Job interviews are getting complicated in the age of AI, as ways to cheat the process proliferate. It’s a particularly tricky problem in software development, where it’s now child’s play to ace coding exams with AI, and there are even startups offering those services.
While some companies look for ways to catch the cheaters, financial services company Brex is taking a different approach: It requires that interviewees use AI in coding exams.
This came up in a recent conversation with Brex Chief Technology Officer James Reggio. Brex’s AI-enabled interviews aren’t easy. In some ways, they are a bigger challenge than the previous coding tests.
Candidates are asked to build an entire product in a short period of time, demonstrating both how they can use AI to speed up the coding process and how they think through complex problems. It still requires technical knowledge. AI-generated code isn’t perfect and will almost always make glaring errors in longer projects that need to be corrected.
This method helps the company select candidates more prepared to use AI in their workflows.

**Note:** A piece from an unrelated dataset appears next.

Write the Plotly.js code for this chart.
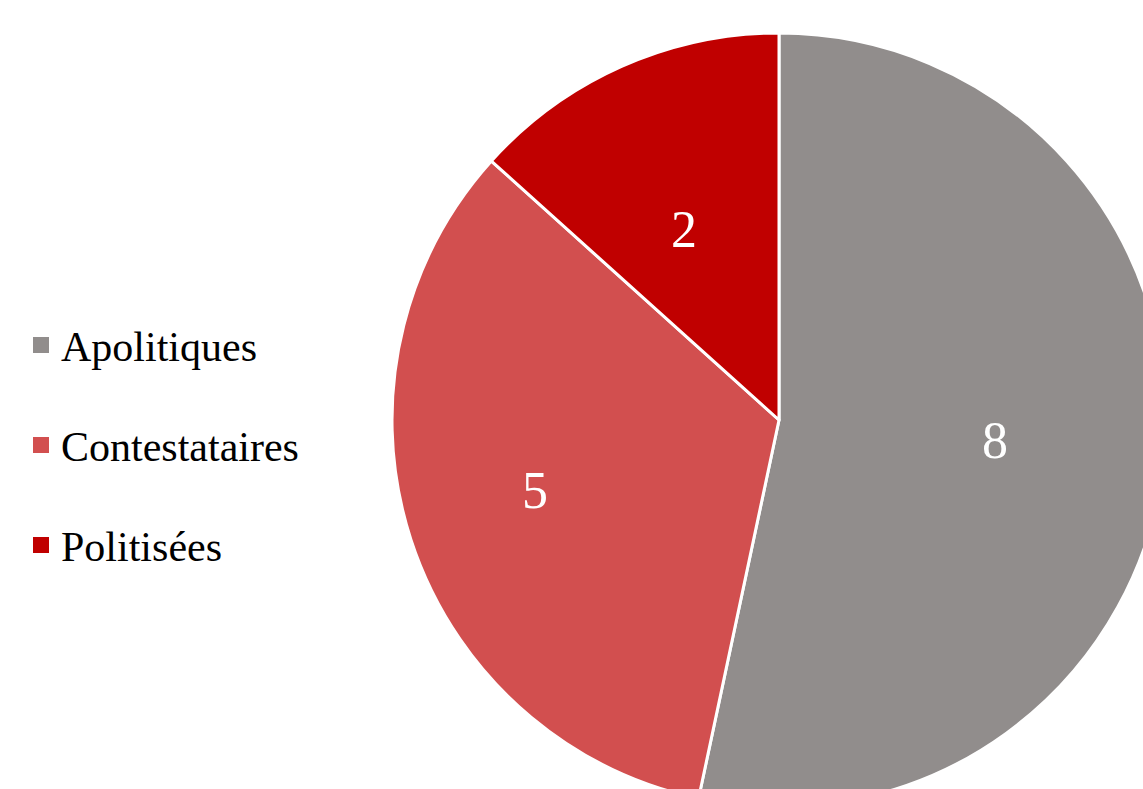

It’s not easy for trained computer scientists to make that leap, especially because the technology is still so imperfect.
We could see this strategy catch on in other industries and in school exams. For instance, interviews for business consultants might require them to put together a massive research report in a 30-minute interview. Take-home essays could turn into entire books.
Rather than giving people an easy way to cheat, AI could instead just raise the bar.